JOB
Of the lines listed below, return exactly those that run from the line containing "Write the Plotly code for this chart." through the line containing "return (H - B - yp) / ph", both included.

Some records
----------------------------------------
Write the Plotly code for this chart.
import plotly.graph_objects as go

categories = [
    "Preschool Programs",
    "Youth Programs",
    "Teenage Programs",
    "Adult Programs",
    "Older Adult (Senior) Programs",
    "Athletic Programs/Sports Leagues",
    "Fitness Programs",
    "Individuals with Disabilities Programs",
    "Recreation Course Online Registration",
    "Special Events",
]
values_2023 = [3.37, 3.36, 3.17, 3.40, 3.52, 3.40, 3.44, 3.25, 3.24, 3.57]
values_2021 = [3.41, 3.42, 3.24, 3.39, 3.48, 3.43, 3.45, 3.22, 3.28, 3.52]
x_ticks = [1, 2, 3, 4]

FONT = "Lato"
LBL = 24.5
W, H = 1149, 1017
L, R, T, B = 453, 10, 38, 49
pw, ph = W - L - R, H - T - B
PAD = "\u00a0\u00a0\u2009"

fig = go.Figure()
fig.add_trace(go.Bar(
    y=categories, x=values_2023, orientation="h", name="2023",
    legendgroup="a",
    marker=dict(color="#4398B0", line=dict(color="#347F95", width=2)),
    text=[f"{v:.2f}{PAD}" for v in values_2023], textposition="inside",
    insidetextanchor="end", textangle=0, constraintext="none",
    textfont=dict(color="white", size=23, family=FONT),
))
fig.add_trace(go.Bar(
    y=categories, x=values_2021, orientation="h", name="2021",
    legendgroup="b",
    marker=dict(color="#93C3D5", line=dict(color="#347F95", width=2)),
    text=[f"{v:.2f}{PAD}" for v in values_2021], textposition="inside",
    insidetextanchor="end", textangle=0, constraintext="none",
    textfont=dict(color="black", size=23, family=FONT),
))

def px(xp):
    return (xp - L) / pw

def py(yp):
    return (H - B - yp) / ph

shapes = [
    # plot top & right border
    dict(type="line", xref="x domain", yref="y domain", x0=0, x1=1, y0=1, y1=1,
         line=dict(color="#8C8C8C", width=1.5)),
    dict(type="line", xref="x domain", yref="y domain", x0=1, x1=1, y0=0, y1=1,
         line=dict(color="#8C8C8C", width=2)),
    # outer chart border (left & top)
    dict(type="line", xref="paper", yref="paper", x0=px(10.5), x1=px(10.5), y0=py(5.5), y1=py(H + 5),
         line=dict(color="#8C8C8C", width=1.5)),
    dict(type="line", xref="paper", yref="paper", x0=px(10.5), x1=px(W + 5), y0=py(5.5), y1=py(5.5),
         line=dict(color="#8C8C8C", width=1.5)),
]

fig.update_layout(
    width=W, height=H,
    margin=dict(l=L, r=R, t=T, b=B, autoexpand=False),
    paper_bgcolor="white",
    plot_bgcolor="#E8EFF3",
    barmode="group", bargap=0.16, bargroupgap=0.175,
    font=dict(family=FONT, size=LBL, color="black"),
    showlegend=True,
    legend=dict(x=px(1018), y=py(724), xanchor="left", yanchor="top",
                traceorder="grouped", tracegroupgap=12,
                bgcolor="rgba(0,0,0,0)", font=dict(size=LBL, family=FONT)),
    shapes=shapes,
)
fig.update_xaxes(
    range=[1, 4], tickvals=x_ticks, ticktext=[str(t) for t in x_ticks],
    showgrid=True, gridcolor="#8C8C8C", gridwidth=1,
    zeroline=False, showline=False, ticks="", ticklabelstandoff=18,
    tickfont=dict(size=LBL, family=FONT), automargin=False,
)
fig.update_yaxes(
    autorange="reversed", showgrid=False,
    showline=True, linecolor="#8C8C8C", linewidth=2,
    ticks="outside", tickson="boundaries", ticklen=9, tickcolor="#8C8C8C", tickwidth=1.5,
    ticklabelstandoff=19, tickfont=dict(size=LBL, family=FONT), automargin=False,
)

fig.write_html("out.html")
----------------------------------------
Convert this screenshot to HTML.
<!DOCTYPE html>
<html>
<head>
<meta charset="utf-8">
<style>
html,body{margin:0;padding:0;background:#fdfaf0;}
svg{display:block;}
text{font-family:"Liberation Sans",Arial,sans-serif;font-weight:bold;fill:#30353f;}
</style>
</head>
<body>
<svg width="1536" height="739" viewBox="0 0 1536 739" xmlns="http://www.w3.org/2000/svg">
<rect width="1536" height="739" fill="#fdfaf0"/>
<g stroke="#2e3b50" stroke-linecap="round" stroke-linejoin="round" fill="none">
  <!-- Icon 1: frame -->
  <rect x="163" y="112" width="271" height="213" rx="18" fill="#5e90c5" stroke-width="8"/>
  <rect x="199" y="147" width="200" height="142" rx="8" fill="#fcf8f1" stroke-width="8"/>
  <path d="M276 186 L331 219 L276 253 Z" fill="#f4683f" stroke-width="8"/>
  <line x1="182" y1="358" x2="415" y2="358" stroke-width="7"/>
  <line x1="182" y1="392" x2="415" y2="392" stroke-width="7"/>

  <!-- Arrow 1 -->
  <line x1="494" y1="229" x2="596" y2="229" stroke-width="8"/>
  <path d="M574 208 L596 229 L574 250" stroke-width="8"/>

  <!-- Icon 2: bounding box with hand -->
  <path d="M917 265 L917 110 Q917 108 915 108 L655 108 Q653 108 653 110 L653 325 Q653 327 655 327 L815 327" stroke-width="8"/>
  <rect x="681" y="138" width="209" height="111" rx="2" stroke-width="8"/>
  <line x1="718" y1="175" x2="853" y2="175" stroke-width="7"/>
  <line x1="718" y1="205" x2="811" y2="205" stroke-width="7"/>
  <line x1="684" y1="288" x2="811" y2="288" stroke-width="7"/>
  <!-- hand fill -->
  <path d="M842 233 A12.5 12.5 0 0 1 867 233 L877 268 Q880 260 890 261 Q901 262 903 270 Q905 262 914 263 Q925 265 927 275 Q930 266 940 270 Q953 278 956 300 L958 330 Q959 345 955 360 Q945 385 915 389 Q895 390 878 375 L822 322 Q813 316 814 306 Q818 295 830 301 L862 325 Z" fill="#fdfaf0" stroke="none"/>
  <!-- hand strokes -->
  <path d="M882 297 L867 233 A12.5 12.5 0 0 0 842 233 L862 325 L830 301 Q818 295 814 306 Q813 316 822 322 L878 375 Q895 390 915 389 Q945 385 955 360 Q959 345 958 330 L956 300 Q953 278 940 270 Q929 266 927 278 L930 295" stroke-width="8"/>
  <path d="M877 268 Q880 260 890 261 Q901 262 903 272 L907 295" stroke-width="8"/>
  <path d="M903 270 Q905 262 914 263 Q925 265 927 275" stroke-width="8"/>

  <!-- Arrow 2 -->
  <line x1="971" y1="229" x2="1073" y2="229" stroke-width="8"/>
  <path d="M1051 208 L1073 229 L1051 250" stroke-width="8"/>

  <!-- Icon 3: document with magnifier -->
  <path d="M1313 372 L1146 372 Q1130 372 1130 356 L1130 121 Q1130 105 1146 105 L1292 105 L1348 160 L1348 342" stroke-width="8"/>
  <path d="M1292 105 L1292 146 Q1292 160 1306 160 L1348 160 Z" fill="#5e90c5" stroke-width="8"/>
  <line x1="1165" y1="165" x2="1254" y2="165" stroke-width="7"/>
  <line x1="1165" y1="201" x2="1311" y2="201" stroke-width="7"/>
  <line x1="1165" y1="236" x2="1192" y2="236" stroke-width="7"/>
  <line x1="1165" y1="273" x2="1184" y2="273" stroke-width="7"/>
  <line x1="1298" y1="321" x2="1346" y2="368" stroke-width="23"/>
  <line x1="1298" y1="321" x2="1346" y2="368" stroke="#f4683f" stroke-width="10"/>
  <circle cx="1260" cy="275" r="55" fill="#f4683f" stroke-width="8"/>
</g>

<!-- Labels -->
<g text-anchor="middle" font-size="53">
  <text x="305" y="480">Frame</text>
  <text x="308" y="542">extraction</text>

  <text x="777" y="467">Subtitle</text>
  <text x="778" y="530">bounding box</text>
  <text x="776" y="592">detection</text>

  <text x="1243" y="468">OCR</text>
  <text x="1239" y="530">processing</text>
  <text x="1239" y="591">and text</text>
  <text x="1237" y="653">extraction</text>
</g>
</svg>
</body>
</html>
----------------------------------------
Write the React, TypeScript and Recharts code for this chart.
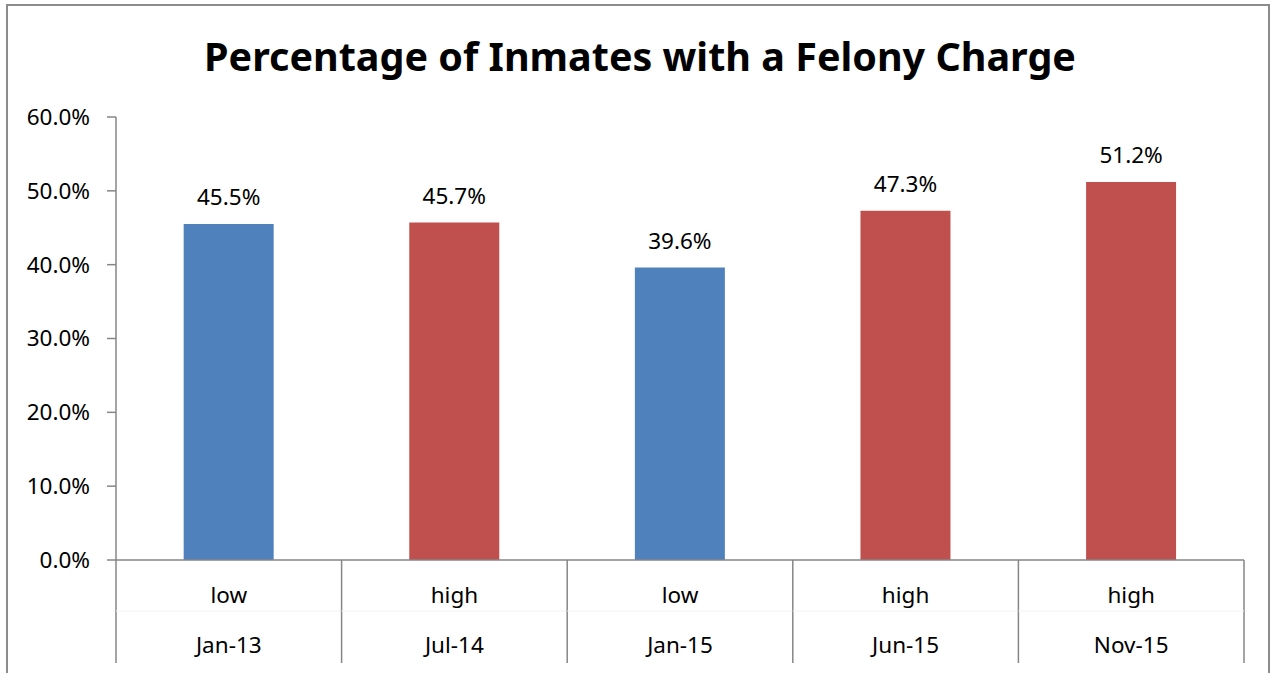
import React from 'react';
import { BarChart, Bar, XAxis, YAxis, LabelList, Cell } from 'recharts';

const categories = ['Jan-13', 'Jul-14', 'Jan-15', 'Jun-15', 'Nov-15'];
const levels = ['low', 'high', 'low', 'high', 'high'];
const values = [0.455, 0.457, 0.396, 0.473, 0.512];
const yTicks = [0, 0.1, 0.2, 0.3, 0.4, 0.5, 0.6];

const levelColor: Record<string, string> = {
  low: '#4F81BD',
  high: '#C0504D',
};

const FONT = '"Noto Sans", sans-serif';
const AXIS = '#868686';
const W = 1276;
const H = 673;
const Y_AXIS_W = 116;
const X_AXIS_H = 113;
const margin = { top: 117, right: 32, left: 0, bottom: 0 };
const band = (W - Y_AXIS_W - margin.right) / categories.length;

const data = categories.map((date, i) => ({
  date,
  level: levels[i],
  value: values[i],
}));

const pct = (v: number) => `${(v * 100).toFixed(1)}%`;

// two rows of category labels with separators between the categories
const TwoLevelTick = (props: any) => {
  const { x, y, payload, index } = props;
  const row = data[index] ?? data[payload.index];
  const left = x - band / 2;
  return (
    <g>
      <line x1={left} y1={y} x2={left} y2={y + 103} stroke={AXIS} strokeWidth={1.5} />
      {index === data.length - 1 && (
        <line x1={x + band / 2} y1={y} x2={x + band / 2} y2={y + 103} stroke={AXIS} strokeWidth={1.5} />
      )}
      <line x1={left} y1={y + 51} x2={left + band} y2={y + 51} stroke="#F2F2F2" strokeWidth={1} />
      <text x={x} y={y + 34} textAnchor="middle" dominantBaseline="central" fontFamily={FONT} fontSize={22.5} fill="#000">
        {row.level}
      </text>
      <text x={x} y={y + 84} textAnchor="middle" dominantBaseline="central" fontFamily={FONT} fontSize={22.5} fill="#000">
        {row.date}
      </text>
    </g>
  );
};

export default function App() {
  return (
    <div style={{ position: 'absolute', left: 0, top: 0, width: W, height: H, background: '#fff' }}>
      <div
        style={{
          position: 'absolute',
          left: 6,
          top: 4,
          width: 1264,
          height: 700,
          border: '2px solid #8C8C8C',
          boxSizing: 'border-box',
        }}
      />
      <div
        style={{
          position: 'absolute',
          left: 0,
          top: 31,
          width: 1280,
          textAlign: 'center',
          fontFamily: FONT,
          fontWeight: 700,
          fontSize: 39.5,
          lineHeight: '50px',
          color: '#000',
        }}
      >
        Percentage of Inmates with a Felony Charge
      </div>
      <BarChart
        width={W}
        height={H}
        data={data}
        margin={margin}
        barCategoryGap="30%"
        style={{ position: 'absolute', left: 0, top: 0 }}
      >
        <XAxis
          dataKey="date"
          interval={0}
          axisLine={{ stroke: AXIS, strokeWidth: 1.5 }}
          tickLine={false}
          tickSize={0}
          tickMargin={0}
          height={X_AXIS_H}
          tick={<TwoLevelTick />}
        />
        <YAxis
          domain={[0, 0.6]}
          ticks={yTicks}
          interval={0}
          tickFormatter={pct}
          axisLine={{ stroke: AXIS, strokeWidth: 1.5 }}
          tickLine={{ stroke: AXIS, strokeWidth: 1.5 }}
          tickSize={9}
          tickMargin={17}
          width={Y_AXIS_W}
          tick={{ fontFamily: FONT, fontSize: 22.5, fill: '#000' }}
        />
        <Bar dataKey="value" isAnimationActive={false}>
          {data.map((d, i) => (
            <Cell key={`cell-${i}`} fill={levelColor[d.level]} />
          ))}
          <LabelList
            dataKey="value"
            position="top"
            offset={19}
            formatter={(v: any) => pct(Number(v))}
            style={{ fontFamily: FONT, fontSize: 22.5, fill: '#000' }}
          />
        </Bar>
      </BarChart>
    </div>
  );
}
----------------------------------------
ANSWER TO THE PROBLEM
Write the Plotly code for this chart.
import plotly.graph_objects as go

categories = [
    "Preschool Programs",
    "Youth Programs",
    "Teenage Programs",
    "Adult Programs",
    "Older Adult (Senior) Programs",
    "Athletic Programs/Sports Leagues",
    "Fitness Programs",
    "Individuals with Disabilities Programs",
    "Recreation Course Online Registration",
    "Special Events",
]
values_2023 = [3.37, 3.36, 3.17, 3.40, 3.52, 3.40, 3.44, 3.25, 3.24, 3.57]
values_2021 = [3.41, 3.42, 3.24, 3.39, 3.48, 3.43, 3.45, 3.22, 3.28, 3.52]
x_ticks = [1, 2, 3, 4]

FONT = "Lato"
LBL = 24.5
W, H = 1149, 1017
L, R, T, B = 453, 10, 38, 49
pw, ph = W - L - R, H - T - B
PAD = "\u00a0\u00a0\u2009"

fig = go.Figure()
fig.add_trace(go.Bar(
    y=categories, x=values_2023, orientation="h", name="2023",
    legendgroup="a",
    marker=dict(color="#4398B0", line=dict(color="#347F95", width=2)),
    text=[f"{v:.2f}{PAD}" for v in values_2023], textposition="inside",
    insidetextanchor="end", textangle=0, constraintext="none",
    textfont=dict(color="white", size=23, family=FONT),
))
fig.add_trace(go.Bar(
    y=categories, x=values_2021, orientation="h", name="2021",
    legendgroup="b",
    marker=dict(color="#93C3D5", line=dict(color="#347F95", width=2)),
    text=[f"{v:.2f}{PAD}" for v in values_2021], textposition="inside",
    insidetextanchor="end", textangle=0, constraintext="none",
    textfont=dict(color="black", size=23, family=FONT),
))

def px(xp):
    return (xp - L) / pw

def py(yp):
    return (H - B - yp) / ph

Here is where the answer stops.